| STATED GOAL |
Collect every line in the records below that contains the word "this".

| EXTRACTED INFORMATION |
____
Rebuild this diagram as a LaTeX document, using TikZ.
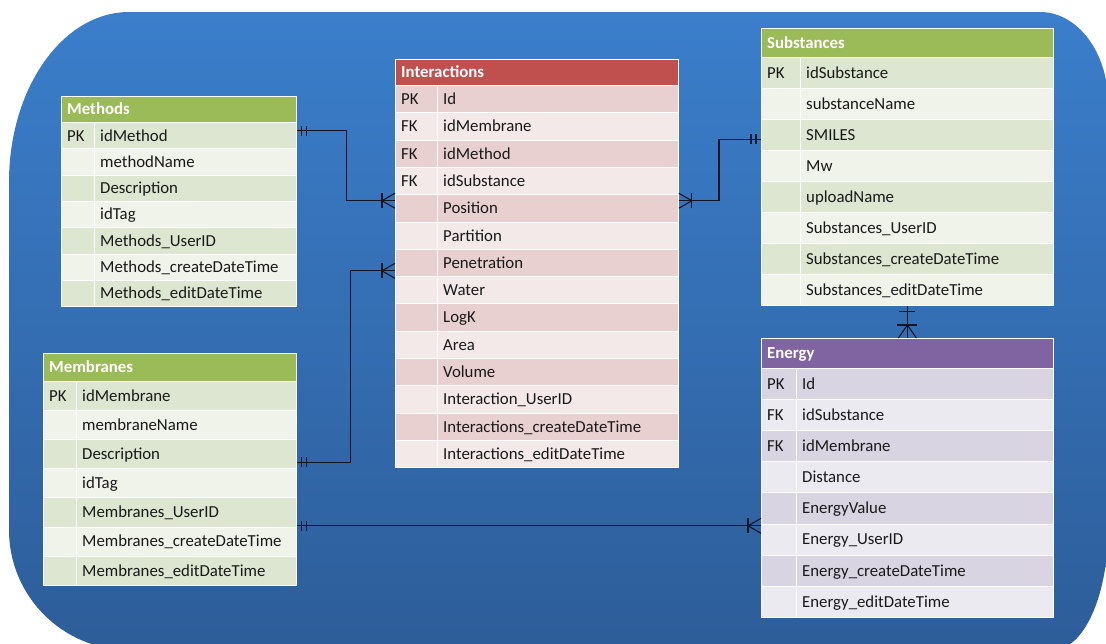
____
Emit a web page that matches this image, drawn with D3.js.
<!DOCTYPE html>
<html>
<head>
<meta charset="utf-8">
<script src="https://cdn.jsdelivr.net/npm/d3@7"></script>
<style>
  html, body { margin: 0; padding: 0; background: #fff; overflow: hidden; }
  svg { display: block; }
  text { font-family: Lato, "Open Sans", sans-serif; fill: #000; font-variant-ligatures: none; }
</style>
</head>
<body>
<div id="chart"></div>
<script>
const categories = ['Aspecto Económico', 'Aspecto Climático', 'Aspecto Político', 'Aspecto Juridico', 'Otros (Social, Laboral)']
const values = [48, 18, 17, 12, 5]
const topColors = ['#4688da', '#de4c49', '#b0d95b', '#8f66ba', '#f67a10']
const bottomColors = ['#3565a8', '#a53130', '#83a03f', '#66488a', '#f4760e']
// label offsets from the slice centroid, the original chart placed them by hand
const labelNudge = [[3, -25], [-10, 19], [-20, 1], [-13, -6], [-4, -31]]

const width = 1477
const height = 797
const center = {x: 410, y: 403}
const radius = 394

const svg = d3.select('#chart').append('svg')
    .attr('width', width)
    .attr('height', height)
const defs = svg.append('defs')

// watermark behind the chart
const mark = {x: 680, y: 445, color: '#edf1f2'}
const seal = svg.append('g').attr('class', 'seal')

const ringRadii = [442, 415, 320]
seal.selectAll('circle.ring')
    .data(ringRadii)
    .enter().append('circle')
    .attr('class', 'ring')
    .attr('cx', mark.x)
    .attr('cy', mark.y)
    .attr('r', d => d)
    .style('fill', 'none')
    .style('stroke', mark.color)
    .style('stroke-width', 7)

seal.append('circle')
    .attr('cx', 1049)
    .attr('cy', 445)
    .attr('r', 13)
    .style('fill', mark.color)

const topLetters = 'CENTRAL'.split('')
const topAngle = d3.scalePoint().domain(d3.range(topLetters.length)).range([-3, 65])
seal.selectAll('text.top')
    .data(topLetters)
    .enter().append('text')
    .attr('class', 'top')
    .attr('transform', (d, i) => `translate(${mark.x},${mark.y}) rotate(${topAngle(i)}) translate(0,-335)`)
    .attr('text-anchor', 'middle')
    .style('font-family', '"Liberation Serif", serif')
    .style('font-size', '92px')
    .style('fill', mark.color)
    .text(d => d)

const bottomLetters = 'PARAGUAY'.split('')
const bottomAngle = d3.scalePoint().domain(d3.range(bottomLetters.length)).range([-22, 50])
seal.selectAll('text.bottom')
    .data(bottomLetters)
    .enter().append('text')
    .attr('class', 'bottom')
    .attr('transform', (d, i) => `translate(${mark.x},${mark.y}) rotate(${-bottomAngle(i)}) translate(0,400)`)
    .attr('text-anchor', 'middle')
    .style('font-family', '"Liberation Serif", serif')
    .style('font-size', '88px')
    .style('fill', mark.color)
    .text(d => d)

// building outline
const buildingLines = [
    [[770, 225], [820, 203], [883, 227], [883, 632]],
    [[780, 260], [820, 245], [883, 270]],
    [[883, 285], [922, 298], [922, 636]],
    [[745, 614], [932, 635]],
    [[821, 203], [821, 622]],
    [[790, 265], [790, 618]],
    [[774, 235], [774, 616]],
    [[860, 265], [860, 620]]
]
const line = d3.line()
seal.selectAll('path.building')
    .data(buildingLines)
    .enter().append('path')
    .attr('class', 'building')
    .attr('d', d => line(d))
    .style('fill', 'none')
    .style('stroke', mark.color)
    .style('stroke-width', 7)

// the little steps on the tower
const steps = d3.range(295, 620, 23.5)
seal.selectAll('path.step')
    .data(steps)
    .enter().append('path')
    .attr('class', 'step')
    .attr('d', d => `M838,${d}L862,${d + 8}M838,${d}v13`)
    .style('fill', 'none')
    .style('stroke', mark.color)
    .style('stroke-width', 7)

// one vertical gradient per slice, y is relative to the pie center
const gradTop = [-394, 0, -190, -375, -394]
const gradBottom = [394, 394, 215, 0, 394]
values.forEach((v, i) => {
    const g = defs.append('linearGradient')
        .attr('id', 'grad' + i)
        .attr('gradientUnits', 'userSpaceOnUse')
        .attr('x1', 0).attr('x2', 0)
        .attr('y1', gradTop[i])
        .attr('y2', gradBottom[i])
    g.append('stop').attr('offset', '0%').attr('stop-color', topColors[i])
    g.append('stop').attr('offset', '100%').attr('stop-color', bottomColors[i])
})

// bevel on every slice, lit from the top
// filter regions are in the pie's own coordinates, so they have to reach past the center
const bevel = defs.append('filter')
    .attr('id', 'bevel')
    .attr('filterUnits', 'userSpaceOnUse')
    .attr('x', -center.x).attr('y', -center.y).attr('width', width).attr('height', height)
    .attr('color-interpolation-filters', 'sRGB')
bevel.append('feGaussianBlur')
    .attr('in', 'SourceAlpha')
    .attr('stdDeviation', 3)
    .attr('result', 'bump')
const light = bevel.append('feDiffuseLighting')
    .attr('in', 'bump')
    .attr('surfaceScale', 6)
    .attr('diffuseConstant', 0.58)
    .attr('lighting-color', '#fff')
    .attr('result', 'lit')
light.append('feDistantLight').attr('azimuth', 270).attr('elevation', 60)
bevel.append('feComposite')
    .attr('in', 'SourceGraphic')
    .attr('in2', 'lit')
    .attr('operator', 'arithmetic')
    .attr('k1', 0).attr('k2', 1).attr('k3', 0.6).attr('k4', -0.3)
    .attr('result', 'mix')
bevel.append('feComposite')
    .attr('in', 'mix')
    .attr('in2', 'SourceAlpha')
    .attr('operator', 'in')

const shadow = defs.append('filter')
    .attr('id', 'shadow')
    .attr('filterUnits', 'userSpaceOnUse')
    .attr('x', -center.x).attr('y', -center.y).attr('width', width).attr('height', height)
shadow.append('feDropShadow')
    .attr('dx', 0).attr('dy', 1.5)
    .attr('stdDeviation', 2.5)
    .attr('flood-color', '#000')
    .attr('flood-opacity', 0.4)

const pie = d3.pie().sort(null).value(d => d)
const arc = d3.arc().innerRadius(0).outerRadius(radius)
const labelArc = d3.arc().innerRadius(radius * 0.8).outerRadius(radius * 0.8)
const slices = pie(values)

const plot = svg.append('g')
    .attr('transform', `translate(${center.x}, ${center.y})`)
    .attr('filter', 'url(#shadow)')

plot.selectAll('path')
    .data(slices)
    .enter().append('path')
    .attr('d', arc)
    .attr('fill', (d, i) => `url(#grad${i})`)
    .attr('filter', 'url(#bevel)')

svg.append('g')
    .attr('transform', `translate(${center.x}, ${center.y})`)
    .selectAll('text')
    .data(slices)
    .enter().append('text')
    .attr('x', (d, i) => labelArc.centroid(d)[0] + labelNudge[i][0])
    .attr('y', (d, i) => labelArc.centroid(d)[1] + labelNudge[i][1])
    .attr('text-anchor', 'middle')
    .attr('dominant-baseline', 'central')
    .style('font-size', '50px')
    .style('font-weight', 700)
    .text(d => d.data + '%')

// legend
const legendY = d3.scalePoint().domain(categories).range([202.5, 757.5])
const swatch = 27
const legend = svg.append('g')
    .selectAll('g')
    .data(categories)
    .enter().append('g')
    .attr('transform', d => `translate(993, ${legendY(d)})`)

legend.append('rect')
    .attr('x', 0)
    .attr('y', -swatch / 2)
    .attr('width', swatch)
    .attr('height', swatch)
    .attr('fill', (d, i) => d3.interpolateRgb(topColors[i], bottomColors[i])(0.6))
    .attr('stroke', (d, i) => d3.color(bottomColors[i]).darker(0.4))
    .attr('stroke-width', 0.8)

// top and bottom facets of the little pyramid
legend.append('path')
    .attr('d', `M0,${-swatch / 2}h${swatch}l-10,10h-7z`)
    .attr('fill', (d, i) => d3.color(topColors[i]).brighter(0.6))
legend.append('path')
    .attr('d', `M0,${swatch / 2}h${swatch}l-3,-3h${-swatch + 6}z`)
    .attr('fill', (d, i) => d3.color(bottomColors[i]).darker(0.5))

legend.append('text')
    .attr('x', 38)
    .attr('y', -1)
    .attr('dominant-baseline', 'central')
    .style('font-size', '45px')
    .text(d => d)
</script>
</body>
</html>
____
| SOLUTION TO THE EXERCISE |
Rebuild this diagram as a LaTeX document, using TikZ.
Emit a web page that matches this image, drawn with D3.js.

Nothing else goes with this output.